Retype exactly what runs from the first line of the data to the line with "(m-a-bot) at (127,305)", keeping both of those lines and skipping pictures.

## START EXERCISE INPUT

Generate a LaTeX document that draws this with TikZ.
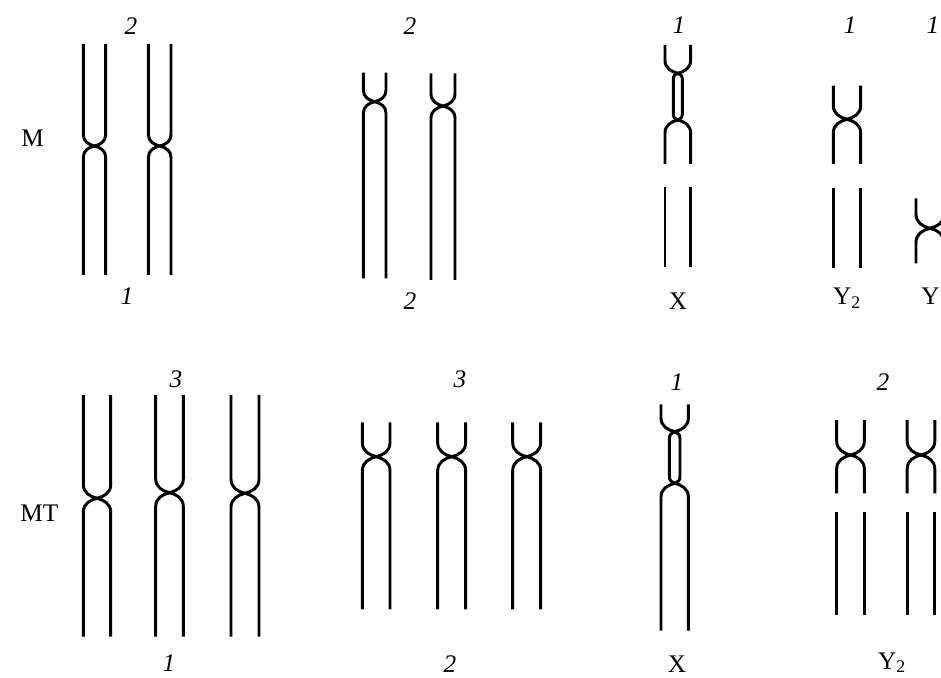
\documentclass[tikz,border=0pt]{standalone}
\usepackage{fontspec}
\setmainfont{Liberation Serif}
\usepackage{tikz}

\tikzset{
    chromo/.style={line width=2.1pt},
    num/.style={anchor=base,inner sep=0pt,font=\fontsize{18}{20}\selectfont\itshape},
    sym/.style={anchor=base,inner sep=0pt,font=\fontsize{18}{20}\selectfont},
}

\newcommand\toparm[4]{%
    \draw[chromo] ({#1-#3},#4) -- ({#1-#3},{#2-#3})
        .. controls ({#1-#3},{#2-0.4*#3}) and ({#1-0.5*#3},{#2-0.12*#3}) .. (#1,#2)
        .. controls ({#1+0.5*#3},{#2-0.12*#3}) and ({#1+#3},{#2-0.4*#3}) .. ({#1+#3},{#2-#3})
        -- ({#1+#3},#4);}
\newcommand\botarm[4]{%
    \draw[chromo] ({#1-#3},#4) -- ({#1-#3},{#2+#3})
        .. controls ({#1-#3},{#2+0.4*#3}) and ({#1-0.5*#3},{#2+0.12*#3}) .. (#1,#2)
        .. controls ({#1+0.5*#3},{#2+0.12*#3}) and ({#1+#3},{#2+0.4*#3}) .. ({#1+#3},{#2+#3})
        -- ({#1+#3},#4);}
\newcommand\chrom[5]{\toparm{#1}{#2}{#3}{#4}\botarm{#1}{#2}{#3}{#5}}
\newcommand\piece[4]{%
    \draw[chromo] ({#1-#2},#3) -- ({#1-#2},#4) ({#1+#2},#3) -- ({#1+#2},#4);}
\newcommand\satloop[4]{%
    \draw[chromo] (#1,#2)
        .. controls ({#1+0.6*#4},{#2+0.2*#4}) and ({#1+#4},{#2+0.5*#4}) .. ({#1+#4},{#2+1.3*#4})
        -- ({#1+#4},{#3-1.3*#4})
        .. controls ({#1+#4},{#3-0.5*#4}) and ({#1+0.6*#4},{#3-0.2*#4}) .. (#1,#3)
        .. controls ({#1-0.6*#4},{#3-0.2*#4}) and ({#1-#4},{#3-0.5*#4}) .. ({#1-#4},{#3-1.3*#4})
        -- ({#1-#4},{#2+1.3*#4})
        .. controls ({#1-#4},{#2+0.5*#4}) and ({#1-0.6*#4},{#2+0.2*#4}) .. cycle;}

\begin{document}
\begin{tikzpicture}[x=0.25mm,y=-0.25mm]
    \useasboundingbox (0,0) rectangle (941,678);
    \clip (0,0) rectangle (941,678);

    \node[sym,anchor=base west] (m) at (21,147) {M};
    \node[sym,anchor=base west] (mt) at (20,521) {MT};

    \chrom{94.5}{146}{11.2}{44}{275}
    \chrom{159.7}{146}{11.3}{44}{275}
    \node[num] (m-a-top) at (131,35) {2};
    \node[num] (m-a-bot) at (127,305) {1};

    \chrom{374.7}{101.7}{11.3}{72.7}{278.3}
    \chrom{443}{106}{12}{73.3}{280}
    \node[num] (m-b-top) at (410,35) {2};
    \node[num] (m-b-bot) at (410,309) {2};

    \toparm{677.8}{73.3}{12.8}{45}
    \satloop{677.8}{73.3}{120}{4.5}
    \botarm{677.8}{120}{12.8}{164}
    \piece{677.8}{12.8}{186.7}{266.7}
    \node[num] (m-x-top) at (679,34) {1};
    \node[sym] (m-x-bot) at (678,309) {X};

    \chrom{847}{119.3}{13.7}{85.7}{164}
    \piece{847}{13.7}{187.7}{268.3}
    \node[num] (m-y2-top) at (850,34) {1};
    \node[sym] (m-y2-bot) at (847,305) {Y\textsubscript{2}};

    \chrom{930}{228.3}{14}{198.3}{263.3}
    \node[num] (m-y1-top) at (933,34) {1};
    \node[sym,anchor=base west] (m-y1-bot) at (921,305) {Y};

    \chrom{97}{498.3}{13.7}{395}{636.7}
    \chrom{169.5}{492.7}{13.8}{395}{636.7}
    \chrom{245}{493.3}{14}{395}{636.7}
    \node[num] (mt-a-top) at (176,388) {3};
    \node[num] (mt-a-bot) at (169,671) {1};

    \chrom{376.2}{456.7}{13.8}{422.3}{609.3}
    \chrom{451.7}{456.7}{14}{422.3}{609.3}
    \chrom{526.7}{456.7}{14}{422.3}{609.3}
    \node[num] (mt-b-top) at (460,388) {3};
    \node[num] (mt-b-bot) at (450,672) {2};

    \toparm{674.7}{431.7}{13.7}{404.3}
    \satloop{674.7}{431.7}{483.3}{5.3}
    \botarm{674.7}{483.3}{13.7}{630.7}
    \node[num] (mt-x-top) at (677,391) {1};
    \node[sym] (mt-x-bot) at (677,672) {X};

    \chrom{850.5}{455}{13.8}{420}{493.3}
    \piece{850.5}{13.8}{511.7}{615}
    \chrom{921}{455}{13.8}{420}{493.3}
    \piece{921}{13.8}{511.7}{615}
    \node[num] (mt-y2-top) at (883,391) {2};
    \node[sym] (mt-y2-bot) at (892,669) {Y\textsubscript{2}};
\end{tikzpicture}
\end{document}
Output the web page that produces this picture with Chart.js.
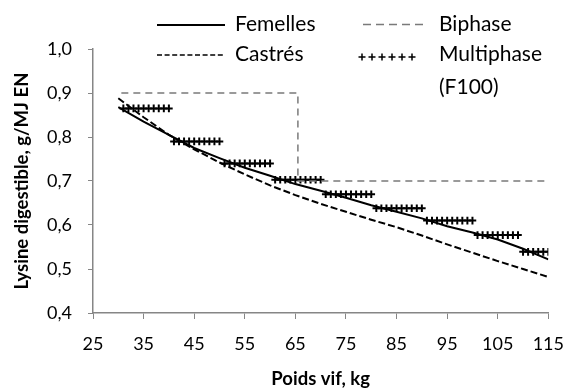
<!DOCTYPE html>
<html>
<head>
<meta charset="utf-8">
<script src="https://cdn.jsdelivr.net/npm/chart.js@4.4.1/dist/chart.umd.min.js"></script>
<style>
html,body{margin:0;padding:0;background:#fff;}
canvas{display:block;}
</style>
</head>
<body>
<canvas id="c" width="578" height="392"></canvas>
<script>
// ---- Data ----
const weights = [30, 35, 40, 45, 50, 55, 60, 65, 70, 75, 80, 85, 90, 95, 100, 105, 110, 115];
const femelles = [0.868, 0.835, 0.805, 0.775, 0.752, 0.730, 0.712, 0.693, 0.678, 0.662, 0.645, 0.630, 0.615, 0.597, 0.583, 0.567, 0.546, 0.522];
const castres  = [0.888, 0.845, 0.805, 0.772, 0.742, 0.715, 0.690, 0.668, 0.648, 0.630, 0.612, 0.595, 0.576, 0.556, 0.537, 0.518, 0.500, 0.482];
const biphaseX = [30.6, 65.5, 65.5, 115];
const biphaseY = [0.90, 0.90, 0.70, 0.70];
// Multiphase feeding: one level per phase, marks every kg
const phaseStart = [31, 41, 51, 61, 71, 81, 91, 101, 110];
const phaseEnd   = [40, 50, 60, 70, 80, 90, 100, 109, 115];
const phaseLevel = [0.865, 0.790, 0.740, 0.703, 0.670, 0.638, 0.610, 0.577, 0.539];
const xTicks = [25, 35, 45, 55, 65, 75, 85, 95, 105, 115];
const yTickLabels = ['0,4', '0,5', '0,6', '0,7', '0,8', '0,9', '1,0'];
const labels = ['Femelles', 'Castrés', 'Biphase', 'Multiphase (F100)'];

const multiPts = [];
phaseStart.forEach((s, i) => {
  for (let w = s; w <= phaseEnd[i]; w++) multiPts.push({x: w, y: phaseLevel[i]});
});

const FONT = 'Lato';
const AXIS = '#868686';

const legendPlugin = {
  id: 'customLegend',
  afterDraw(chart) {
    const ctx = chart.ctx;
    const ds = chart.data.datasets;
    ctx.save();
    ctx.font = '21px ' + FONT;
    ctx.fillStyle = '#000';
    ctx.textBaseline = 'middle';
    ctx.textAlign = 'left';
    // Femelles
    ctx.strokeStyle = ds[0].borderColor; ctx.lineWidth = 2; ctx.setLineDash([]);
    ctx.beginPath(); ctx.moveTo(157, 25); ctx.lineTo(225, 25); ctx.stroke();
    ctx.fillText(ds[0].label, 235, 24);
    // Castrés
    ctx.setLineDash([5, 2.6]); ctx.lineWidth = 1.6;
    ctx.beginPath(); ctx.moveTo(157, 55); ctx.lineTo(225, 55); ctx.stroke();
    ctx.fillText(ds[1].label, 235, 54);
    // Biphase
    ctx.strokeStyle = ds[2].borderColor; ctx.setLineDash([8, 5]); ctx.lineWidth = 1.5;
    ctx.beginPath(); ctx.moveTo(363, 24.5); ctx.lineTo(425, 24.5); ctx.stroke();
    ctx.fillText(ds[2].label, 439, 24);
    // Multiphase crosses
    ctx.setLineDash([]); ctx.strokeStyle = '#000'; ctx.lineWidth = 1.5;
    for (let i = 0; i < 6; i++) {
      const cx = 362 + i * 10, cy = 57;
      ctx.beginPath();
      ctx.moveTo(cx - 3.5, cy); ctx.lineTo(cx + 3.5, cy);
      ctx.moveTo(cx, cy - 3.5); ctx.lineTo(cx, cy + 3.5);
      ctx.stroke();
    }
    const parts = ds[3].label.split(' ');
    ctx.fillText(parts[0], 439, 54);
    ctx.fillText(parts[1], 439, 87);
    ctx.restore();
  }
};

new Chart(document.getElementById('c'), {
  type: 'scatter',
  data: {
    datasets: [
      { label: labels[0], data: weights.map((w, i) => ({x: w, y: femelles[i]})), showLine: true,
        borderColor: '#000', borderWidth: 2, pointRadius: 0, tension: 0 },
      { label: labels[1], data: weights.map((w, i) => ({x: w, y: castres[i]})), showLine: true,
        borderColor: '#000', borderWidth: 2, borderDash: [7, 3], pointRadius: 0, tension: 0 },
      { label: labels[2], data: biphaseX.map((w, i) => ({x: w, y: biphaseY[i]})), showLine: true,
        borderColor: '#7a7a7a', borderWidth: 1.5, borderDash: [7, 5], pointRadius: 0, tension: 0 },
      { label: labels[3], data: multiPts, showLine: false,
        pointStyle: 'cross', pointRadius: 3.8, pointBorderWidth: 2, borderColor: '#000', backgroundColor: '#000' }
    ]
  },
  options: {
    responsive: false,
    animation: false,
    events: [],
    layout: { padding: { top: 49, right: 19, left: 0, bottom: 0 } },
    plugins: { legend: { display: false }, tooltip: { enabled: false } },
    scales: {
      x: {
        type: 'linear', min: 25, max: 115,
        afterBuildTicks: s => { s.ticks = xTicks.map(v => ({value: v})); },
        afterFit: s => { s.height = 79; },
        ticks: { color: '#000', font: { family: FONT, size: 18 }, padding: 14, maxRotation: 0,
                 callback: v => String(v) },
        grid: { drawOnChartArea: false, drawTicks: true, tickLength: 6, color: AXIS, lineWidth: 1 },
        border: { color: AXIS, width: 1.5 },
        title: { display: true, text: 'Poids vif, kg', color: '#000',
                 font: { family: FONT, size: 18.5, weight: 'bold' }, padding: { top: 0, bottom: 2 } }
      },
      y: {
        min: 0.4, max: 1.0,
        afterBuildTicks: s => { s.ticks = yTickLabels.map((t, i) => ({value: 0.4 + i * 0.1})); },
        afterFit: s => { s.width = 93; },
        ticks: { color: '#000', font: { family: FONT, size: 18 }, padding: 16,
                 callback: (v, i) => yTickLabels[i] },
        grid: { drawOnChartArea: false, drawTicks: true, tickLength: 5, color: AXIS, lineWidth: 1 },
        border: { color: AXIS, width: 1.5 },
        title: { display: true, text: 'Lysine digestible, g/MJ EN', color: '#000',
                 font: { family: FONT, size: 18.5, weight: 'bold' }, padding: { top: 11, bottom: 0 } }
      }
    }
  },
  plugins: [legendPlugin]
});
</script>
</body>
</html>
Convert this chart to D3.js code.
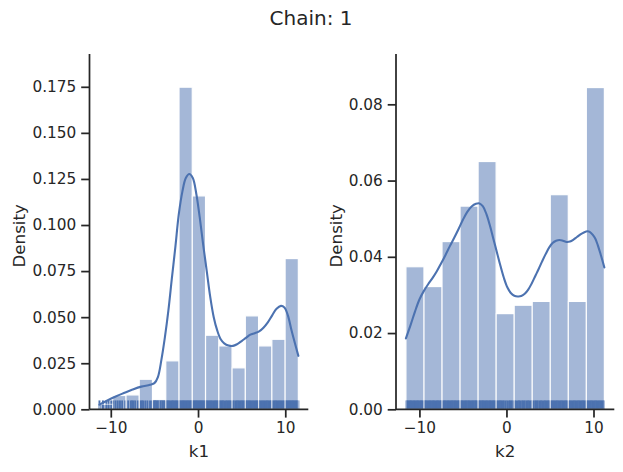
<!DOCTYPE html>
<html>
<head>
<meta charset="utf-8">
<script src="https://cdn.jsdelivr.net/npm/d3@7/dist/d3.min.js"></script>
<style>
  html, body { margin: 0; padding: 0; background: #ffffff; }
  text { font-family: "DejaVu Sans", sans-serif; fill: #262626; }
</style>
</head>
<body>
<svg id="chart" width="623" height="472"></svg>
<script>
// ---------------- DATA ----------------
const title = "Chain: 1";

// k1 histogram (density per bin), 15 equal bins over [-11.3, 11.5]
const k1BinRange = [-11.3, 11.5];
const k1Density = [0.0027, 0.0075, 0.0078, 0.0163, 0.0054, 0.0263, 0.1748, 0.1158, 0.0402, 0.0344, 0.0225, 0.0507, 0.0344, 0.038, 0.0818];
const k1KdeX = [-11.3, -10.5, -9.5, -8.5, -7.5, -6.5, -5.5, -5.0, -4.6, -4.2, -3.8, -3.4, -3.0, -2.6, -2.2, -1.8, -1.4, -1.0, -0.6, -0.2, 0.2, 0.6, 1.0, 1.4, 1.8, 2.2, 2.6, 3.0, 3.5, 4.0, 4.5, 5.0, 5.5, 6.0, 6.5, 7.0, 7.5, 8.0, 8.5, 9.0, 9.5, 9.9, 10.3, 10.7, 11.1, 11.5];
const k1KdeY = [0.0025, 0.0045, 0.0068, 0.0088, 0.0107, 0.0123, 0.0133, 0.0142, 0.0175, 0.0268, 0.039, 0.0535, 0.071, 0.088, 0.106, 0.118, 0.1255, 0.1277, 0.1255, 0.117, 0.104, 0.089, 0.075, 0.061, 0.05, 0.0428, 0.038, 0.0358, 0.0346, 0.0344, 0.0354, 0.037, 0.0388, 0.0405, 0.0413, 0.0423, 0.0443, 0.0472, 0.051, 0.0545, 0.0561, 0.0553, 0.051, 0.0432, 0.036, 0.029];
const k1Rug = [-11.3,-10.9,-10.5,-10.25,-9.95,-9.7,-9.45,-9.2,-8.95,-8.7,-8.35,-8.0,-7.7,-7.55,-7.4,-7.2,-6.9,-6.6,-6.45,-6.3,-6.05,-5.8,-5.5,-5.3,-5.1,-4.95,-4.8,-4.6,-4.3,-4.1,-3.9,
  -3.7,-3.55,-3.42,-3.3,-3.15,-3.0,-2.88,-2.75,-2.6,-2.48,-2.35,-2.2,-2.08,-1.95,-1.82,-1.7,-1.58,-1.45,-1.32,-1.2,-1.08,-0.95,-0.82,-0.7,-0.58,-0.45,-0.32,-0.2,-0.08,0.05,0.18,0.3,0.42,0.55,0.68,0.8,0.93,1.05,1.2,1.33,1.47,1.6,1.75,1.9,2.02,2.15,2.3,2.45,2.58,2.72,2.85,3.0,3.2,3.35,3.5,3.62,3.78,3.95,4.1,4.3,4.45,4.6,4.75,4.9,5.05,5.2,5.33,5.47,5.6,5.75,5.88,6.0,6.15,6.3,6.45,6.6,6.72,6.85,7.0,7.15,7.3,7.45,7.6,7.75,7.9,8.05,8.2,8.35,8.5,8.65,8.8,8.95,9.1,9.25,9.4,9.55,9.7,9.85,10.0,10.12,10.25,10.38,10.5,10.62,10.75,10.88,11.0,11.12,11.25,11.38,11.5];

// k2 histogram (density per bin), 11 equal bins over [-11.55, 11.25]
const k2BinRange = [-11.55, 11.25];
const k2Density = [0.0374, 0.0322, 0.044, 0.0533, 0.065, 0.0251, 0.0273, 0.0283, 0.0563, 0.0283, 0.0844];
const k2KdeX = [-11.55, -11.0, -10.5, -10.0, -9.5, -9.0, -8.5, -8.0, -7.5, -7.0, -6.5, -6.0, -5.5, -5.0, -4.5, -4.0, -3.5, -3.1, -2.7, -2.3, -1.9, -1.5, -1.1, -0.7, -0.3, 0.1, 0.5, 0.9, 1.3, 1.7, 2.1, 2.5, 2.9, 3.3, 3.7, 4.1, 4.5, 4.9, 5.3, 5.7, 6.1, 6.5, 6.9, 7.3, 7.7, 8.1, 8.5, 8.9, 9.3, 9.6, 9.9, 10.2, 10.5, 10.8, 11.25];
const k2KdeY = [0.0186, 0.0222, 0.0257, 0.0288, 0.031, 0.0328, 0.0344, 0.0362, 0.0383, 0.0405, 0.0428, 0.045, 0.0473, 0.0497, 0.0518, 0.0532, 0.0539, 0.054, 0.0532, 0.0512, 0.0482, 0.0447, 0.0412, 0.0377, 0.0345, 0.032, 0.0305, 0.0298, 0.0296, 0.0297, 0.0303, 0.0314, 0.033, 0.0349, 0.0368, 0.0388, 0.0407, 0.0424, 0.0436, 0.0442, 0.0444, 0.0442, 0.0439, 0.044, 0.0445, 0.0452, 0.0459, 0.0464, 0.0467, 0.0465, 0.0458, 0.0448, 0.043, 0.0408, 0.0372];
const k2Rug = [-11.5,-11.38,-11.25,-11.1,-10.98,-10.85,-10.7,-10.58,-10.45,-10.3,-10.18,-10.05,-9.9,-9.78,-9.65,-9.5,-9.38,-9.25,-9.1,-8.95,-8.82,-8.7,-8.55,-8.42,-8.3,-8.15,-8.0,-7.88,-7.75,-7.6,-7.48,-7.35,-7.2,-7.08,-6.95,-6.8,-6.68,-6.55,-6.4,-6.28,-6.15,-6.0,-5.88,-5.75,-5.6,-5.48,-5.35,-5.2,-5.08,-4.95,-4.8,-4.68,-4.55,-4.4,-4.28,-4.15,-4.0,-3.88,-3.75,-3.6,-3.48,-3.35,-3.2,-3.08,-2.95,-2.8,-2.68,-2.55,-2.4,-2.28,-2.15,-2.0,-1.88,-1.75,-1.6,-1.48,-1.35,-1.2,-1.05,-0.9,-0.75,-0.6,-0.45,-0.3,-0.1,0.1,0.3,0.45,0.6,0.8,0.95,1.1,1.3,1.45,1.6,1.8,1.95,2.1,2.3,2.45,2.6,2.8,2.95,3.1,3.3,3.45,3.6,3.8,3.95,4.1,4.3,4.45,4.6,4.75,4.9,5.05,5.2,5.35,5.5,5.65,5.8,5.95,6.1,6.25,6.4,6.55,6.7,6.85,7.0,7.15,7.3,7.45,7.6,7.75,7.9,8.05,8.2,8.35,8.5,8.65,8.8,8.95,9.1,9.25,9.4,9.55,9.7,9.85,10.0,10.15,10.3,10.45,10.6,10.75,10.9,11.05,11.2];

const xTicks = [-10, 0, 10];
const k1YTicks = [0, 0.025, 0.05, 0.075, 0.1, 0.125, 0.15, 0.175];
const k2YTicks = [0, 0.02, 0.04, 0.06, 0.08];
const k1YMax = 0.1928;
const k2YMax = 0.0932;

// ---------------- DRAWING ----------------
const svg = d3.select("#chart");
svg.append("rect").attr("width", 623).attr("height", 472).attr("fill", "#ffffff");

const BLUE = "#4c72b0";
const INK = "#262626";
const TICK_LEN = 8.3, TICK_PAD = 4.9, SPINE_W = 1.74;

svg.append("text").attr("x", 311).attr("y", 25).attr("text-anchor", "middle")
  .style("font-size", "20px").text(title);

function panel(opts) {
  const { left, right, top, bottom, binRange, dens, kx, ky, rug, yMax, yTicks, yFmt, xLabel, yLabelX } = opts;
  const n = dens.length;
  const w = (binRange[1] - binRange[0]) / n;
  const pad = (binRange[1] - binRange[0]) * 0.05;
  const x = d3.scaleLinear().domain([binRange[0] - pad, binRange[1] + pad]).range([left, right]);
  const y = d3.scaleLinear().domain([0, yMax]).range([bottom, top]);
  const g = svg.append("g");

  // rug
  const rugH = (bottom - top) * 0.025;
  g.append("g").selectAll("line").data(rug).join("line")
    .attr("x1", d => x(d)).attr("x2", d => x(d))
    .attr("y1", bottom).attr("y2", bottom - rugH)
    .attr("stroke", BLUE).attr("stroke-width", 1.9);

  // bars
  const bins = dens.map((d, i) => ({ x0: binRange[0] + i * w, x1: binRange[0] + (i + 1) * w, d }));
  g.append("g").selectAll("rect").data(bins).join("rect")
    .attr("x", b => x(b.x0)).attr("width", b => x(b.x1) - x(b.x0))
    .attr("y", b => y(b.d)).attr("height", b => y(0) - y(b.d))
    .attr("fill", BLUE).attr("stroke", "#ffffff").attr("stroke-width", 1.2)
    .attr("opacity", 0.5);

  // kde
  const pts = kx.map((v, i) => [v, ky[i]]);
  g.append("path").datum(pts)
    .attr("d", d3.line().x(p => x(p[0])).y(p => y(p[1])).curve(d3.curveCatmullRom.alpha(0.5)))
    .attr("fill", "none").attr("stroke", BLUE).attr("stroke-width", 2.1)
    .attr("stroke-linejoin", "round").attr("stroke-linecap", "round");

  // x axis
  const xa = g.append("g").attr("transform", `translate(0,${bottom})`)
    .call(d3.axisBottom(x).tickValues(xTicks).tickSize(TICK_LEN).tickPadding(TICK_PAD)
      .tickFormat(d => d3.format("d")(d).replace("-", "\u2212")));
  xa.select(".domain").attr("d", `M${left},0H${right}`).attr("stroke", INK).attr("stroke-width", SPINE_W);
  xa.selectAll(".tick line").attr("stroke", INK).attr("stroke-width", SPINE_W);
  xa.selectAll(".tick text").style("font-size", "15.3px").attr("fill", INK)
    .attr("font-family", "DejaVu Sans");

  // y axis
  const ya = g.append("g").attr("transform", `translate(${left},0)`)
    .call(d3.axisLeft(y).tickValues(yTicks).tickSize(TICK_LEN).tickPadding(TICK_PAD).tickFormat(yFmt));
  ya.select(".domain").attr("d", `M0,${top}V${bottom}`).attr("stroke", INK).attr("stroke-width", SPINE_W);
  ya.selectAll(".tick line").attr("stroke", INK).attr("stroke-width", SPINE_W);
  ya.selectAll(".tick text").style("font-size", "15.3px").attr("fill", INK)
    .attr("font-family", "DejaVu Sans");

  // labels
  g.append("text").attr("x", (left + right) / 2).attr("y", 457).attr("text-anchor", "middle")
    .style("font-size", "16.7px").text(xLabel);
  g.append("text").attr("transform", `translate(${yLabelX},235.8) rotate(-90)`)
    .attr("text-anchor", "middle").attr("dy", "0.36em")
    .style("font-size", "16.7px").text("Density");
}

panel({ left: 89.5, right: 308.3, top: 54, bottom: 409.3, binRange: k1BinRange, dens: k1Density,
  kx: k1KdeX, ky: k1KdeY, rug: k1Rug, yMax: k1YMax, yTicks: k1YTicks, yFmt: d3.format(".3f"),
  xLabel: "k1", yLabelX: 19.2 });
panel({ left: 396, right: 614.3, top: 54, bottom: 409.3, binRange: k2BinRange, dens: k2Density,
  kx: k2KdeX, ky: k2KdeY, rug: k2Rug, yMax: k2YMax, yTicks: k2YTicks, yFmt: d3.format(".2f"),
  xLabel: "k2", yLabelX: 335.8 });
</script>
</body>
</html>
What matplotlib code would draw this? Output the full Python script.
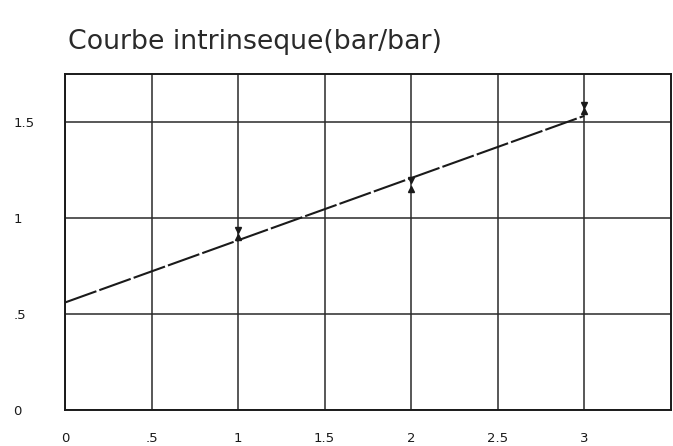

## END EXERCISE INPUT

_PROBLEM SOLUTION_.
Generate a LaTeX document that draws this with TikZ.
\documentclass[tikz,border=0pt]{standalone}
\usepackage{fontspec}
\setmainfont{Liberation Serif}
\usepackage{tikz}

\tikzset{
    chromo/.style={line width=2.1pt},
    num/.style={anchor=base,inner sep=0pt,font=\fontsize{18}{20}\selectfont\itshape},
    sym/.style={anchor=base,inner sep=0pt,font=\fontsize{18}{20}\selectfont},
}

\newcommand\toparm[4]{%
    \draw[chromo] ({#1-#3},#4) -- ({#1-#3},{#2-#3})
        .. controls ({#1-#3},{#2-0.4*#3}) and ({#1-0.5*#3},{#2-0.12*#3}) .. (#1,#2)
        .. controls ({#1+0.5*#3},{#2-0.12*#3}) and ({#1+#3},{#2-0.4*#3}) .. ({#1+#3},{#2-#3})
        -- ({#1+#3},#4);}
\newcommand\botarm[4]{%
    \draw[chromo] ({#1-#3},#4) -- ({#1-#3},{#2+#3})
        .. controls ({#1-#3},{#2+0.4*#3}) and ({#1-0.5*#3},{#2+0.12*#3}) .. (#1,#2)
        .. controls ({#1+0.5*#3},{#2+0.12*#3}) and ({#1+#3},{#2+0.4*#3}) .. ({#1+#3},{#2+#3})
        -- ({#1+#3},#4);}
\newcommand\chrom[5]{\toparm{#1}{#2}{#3}{#4}\botarm{#1}{#2}{#3}{#5}}
\newcommand\piece[4]{%
    \draw[chromo] ({#1-#2},#3) -- ({#1-#2},#4) ({#1+#2},#3) -- ({#1+#2},#4);}
\newcommand\satloop[4]{%
    \draw[chromo] (#1,#2)
        .. controls ({#1+0.6*#4},{#2+0.2*#4}) and ({#1+#4},{#2+0.5*#4}) .. ({#1+#4},{#2+1.3*#4})
        -- ({#1+#4},{#3-1.3*#4})
        .. controls ({#1+#4},{#3-0.5*#4}) and ({#1+0.6*#4},{#3-0.2*#4}) .. (#1,#3)
        .. controls ({#1-0.6*#4},{#3-0.2*#4}) and ({#1-#4},{#3-0.5*#4}) .. ({#1-#4},{#3-1.3*#4})
        -- ({#1-#4},{#2+1.3*#4})
        .. controls ({#1-#4},{#2+0.5*#4}) and ({#1-0.6*#4},{#2+0.2*#4}) .. cycle;}

\begin{document}
\begin{tikzpicture}[x=0.25mm,y=-0.25mm]
    \useasboundingbox (0,0) rectangle (941,678);
    \clip (0,0) rectangle (941,678);

    \node[sym,anchor=base west] (m) at (21,147) {M};
    \node[sym,anchor=base west] (mt) at (20,521) {MT};

    \chrom{94.5}{146}{11.2}{44}{275}
    \chrom{159.7}{146}{11.3}{44}{275}
    \node[num] (m-a-top) at (131,35) {2};
    \node[num] (m-a-bot) at (127,305) {1};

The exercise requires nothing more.